Exploring the Distribution of Radio Stations Across the U.S.

STA/ISS 313 - Project 1


Stats FM


This project aims to examine trends in radio stations across the United States. It explores if there are regional trends in the genre of radio stations in each state and also studies the relationship between population density and the number of radio stations in each state. We used various plotting methods to analyze potential trends in our data. We concluded that there was not a strong trend in the data regarding the relationship between region and genre. In addition, there is potential that a higher population is correlated to the number of radio stations in a state, but our results were not extremely conclusive.
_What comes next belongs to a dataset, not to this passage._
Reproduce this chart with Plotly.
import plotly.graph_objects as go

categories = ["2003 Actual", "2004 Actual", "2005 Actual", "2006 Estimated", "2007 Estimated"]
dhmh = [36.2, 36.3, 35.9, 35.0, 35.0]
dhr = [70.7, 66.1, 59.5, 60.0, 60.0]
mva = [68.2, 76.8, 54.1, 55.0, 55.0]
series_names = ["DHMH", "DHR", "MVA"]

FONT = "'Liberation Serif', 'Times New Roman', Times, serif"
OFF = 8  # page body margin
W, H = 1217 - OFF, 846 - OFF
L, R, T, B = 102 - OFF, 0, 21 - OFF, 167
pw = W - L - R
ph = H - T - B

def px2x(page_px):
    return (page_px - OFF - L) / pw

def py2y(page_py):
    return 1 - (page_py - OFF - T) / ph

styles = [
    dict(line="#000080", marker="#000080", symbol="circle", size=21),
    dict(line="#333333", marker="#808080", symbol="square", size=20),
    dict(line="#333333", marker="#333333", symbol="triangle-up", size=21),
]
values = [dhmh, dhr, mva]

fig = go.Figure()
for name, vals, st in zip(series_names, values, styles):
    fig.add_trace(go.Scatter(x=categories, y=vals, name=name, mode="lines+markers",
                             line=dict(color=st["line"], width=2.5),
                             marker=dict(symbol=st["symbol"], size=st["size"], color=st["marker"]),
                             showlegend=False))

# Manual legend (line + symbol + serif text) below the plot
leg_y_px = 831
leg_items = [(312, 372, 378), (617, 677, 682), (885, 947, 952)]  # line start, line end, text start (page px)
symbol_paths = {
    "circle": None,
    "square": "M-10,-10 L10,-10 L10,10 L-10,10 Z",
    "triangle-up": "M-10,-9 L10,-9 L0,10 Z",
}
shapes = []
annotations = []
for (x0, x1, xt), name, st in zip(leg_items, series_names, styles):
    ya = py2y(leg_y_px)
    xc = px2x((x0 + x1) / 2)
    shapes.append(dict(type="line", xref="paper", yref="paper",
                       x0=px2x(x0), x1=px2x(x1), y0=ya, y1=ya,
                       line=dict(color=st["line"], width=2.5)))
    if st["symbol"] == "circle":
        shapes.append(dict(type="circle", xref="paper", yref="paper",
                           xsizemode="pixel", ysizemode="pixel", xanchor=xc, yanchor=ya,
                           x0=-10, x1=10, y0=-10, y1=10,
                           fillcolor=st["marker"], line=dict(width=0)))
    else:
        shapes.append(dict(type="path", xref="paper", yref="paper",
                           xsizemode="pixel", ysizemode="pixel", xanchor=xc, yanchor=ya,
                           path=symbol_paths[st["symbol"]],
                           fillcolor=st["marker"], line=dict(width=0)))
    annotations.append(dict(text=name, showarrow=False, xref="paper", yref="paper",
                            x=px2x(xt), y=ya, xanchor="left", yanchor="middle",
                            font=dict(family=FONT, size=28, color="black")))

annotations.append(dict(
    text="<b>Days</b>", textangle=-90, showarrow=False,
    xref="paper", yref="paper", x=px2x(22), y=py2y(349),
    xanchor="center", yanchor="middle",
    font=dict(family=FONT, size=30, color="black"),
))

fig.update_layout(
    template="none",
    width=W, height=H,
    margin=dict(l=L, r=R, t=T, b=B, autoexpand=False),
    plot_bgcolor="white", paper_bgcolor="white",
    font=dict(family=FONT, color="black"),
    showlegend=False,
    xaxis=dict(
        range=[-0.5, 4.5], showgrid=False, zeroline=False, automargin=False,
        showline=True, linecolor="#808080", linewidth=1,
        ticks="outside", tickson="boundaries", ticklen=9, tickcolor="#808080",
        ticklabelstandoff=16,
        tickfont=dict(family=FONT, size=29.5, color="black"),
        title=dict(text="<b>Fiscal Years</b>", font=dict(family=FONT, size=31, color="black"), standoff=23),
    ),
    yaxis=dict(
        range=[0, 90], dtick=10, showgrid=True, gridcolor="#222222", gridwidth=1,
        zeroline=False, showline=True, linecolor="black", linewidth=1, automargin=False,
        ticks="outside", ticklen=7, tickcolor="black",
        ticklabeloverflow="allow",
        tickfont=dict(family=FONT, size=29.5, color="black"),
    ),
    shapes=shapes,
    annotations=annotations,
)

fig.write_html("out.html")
This dataset contains information concerning radio stations in all 50 states of the United States. The data was mined from the “Lists of Radio Stations in the United States” Wikipedia page in 2022 and contains information such as the abbreviated name or call sign of the radio station (call_sign), the channel (frequency), the licensee (licensee), the city where the station is located (city), the kind of content of the radio station (format), and the state where the radio station is located (city). All of these variables are categorical variables, and we will use external data to further analyze trends in our data.

Question 2: Identifying correlation between population size and the number of radio stations in various states/regions of the United States


Population size and density varies across the United States. For example, according to World Population Review (https://worldpopulationreview.com/state-rankings/state-densities), in 2023 Wyoming had a population of 581,075 and a population density of about 6 people per square mile. Meanwhile, New York has a population of 19,300,000 people and a population density of about 410 people per square mile. Given this radical variability in population and population density, it may be possible to find a correlation between these quantities and the variability in the number of radio stations in each state. Exploring this relationship may help us understand how a population or population density influences the number of radio stations that exist in a particular state or region. We will be using data from the state-stations dataset and the census population dataset. We will need the state, population and region variables along with a variable to represent the number of radio stations in a state for these visualizations.


In the first plot we are going to investigate the relationship between the population and the number of radio stations by state. To address this question, we are going to layer the two distributions using a histogram plot where x-axis is the number of radio stations and the population size scaled by 0.0001. Histograms can help us easily see the frequency and overall distribution of each to identify interesting characteristics in the shape, spread, outliers, etc.

To further explore this relationship, we will need to create a scatterplot that plots each state as a point where the x-axis represents the population of a state and the y-axis represents the number of radio stations in the state. Each point will be color-coded to a particular region of the US based on the state. The scatter plot will be an effective visualization because it makes it easy to identify trends based on the distribution of all 50 data points. Identifying the region of points by color will help us search for unique trends in the relationship between population and radio stations based on region. We will be using a dataset where each row represents a radio station and we will only need the ‘state’ variable. We will also be pulling data from the dataset on population in the US by state, where we will need to utilize the ‘population’ state and region variables. Our approach will require use to mutate the data on the radio station dataset so that it only provides the ‘count’ (number of radio stations) and the state corresponding to that value. We will then join this dataset with the population dataset. We will also mutate the ‘region’ variable, where we will assign a region to a row based on the ‘state’. From here, we will use ggplot to render our visualization with a scatterplot, a linear regression for each region and text labels of outlier data points.



It is hard to identify a relation between the two variables because the distribution of the number of radio stations seems to be different to the distribution of population size in US states. Both distributions show a right skew (population more so than radio stations) and the population variable appears to have a wider spread. There is a concentration of states with a population size around 250 on the x-axis (scaled by 0.0001, so approximately 2,500,000). Similarly, there is also a concentration of states with around 250 radio stations, meaning that for the left area of the graph, the number of radio stations by state could possibly have a relationship with the population size. However, we see that as the population size increases, the number of radio stations per state does not necessarily increase in relation. The population histogram extends to around 1,300 (which when scaled back is 13,000,000). We removed outliers (such as Texas and California) that would have extended the distribution further. These are further explored in the second plot.

The scatter plot reveals a few interesting trends in the data. The first and most obvious trend we can spot is that there is a positive correlation between a state’s population and the number of radio stations in a state. This trend is consistent across all regions of the US. We speculate that his trend exists because states with higher populations may tend to have a higher demand for radio stations. Another interesting trend that we identified was that southern and midwestern states tend to have a higher number of radio stations than north-eastern states given a particular population. One potential explanation for this is that southern and midwestern states have a higher demand for specific types of radio stations. For example, Alabama, a very religious state, may have a higher demand for religious radio stations than New Hampshire, a less religious state. Another possibility is that southern and midwestern states have larger rural populations, which may require the use of more radio stations to reach the isolated populus.